I’m running a 3 nodes cluster (5.7.23) and every time a node rejoin to the cluster, the donor one becomes unresponsive for write queries. The SHOW PROCESSLIST shows that these write queries are stuck at state
wsrep: initiating pre-commit for write set.
According to State Snapshot Transfer, the xtrabackup_v2 should not lock donor node on write.
I think my issue is related to Donor replication queue overflow during SST - #10 by tucj7 but unfortunately, the issue does not resolved.
FYI: I think my issue is related to Percona JIRA but the jira ticket is just an improvement while it should be a high priority bug.
Do you have DDLs running while node is joining?
Yes, there are some DDLs as what I remember. If you need I can try to reproduce. I also sure that there are some DCL granting access which is stuck at checking permission state.
So that’s essentially your issue. You need to prevent DDLs/DCLs while nodes are joining. Constant DDLs are not best-practice and should only be happening during maintenance windows.
Hi Matt, sorry for late reply. But even this is what Percona was designed. Do you think that Percona should raise an exception in this case when user start the DDL? Rather than rely the whole things to users and cause the whole system hang.
Is there any way to kill the DDL to temporarily resolve the issue. If it happens again (may be by mistake but not our design), it will take us a day for the replication to be complete and it’s a significant unacceptable downtime. Besides, sometime the replication is started automatically by autoscaling group and it’s not an easy process for us to disable every things related before doing the DDL maintenance.

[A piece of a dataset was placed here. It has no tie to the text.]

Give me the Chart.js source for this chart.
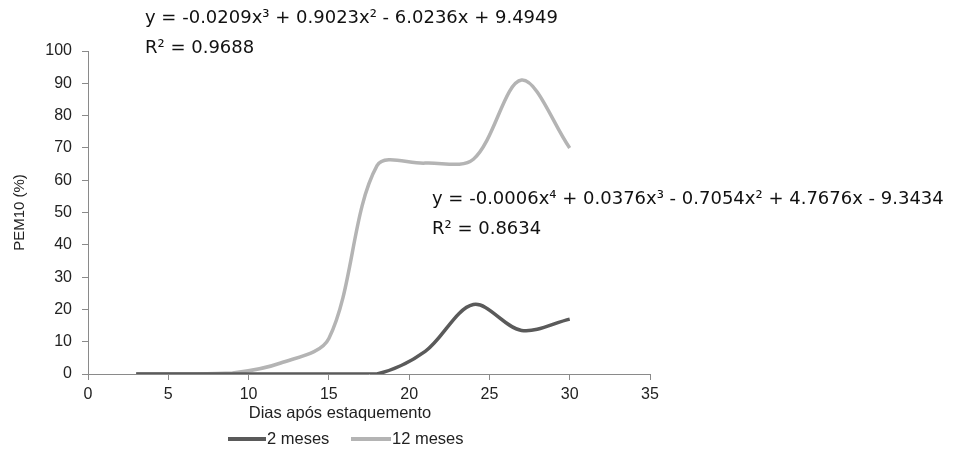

Secondly, nowadays migration framework may make the DB DDL run more frequently and be transparented from developer like Django. Just a new model defined can cause this.
You would need to upgrade to PXC 8.0 which would allow the use of Xtrabackup 8.0 during the SST process. There is a feature in XB8 which blocks DDLs during the backup process.
Secondly, nowadays migration framework may make the DB DDL run more frequently and be transparented from developer like Django.
It is the responsibility of developers to understand what their code is doing and understand the underlying frameworks. If they are not aware of the consequences of their actions, they shouldn’t be allowed to operate on a production environment.